-- What this task involves --
Repeat exactly the lines from the start through the line with "s0_filled = [5, 9]", both ends included.

╭─ Available data

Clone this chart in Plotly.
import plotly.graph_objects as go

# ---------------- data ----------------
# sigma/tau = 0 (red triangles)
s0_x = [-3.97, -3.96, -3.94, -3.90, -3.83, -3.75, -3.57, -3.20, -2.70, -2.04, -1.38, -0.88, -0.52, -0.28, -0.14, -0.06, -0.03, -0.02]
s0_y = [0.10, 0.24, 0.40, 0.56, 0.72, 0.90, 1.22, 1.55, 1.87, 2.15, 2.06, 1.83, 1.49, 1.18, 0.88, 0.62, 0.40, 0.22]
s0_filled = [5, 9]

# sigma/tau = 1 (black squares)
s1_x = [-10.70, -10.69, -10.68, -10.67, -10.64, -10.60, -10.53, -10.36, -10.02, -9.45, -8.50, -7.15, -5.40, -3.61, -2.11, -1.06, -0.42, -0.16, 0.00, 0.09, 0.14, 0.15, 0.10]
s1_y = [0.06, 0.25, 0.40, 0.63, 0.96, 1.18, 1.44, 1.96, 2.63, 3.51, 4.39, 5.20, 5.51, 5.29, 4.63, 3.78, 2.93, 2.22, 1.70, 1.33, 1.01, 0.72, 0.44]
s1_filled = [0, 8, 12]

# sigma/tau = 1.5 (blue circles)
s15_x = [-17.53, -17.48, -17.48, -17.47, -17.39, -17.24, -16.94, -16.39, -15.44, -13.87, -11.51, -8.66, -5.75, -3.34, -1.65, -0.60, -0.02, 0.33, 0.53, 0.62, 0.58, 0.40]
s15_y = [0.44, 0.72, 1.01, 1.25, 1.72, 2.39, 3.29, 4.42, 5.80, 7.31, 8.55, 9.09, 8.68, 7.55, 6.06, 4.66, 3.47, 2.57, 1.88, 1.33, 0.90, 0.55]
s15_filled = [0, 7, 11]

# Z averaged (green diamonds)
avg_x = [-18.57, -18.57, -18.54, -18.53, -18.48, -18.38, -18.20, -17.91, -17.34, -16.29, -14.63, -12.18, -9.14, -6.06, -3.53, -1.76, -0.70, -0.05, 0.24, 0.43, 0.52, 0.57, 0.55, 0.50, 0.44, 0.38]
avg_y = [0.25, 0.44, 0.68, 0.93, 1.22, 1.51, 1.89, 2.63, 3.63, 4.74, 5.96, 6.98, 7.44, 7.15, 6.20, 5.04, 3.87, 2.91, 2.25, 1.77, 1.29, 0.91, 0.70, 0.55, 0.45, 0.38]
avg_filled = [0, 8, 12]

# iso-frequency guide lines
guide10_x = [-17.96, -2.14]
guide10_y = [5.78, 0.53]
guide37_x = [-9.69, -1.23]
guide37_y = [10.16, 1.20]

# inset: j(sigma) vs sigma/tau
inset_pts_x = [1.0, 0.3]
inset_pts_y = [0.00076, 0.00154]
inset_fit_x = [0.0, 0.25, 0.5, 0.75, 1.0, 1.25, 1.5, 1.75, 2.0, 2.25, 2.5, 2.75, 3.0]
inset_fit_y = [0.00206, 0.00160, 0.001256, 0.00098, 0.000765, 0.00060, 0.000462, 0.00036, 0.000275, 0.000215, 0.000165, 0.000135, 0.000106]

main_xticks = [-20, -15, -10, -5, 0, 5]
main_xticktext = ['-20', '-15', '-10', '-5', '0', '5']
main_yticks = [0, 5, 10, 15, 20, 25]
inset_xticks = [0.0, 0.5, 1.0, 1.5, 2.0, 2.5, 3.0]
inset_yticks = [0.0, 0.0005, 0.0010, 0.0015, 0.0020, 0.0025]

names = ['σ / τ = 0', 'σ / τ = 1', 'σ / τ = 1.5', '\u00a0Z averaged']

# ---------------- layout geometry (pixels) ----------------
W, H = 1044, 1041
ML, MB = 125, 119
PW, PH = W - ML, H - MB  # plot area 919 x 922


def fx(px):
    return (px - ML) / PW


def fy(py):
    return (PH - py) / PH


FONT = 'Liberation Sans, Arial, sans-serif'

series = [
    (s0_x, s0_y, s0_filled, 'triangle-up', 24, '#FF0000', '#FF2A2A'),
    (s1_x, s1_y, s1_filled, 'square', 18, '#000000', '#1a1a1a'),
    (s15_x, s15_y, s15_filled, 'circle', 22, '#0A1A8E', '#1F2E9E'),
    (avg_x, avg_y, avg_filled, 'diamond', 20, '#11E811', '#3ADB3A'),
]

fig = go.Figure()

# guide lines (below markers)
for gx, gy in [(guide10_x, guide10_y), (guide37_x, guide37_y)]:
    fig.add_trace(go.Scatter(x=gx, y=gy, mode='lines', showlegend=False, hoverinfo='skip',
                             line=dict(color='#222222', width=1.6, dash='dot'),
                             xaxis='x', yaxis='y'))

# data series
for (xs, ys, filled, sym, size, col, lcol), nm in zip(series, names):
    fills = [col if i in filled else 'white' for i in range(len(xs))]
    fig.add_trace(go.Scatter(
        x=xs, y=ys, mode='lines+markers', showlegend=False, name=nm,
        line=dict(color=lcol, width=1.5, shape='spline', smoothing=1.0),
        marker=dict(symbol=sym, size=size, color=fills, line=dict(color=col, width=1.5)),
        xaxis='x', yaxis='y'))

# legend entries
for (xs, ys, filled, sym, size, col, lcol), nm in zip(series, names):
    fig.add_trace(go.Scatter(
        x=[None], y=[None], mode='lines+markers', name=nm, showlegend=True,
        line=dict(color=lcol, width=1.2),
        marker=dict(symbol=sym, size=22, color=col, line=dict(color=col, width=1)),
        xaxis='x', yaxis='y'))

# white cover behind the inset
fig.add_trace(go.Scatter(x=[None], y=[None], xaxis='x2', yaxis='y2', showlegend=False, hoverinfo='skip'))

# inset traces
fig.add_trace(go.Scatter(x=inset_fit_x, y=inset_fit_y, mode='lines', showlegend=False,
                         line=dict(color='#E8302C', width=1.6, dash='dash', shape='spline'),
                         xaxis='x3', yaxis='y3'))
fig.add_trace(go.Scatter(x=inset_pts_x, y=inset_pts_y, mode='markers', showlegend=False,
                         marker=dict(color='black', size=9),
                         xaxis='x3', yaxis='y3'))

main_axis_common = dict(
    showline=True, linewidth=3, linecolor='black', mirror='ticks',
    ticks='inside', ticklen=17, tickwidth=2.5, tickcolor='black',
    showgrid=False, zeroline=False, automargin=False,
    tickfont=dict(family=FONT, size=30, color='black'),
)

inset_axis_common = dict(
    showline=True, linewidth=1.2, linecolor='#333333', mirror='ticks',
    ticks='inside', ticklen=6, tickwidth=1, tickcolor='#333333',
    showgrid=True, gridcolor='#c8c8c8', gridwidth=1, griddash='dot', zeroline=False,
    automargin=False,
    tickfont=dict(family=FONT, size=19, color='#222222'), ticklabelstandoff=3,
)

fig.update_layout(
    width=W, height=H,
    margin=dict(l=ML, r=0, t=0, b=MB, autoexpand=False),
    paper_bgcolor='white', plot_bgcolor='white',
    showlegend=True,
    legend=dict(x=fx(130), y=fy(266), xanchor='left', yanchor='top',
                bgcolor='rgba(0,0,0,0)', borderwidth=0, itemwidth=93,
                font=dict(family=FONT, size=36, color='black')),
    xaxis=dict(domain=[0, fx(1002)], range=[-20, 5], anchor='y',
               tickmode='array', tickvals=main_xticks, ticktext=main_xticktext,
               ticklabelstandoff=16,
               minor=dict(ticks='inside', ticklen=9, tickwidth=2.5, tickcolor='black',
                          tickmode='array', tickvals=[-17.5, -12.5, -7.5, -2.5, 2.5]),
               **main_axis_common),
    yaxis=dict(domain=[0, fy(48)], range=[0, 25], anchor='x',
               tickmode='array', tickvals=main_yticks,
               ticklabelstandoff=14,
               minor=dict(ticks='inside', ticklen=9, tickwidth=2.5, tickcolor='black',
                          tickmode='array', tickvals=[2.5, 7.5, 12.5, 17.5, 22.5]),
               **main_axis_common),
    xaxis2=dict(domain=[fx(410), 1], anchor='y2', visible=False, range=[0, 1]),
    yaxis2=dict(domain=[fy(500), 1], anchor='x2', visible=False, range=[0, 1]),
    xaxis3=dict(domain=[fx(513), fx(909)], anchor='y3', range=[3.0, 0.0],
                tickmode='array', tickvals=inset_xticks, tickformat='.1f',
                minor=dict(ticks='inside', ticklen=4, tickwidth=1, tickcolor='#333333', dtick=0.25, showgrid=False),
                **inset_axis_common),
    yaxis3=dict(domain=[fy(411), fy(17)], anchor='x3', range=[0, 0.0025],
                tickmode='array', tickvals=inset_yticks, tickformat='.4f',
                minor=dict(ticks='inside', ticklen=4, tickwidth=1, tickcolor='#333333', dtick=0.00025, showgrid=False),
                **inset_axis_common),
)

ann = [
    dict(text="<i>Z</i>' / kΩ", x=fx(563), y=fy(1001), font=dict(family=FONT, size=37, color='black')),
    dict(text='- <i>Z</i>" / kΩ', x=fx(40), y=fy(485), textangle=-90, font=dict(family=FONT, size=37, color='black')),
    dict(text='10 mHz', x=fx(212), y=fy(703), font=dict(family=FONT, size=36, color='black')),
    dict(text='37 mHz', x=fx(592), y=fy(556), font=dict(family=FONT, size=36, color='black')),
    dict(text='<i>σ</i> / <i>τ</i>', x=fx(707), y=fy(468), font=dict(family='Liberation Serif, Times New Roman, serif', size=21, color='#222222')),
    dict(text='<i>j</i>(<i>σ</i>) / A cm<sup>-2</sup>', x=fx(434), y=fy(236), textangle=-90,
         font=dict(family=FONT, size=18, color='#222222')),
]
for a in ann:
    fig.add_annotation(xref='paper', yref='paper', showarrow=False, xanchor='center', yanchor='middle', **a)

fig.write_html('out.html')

╰─

-- Full answer --
Clone this chart in Plotly.
import plotly.graph_objects as go

# ---------------- data ----------------
# sigma/tau = 0 (red triangles)
s0_x = [-3.97, -3.96, -3.94, -3.90, -3.83, -3.75, -3.57, -3.20, -2.70, -2.04, -1.38, -0.88, -0.52, -0.28, -0.14, -0.06, -0.03, -0.02]
s0_y = [0.10, 0.24, 0.40, 0.56, 0.72, 0.90, 1.22, 1.55, 1.87, 2.15, 2.06, 1.83, 1.49, 1.18, 0.88, 0.62, 0.40, 0.22]
s0_filled = [5, 9]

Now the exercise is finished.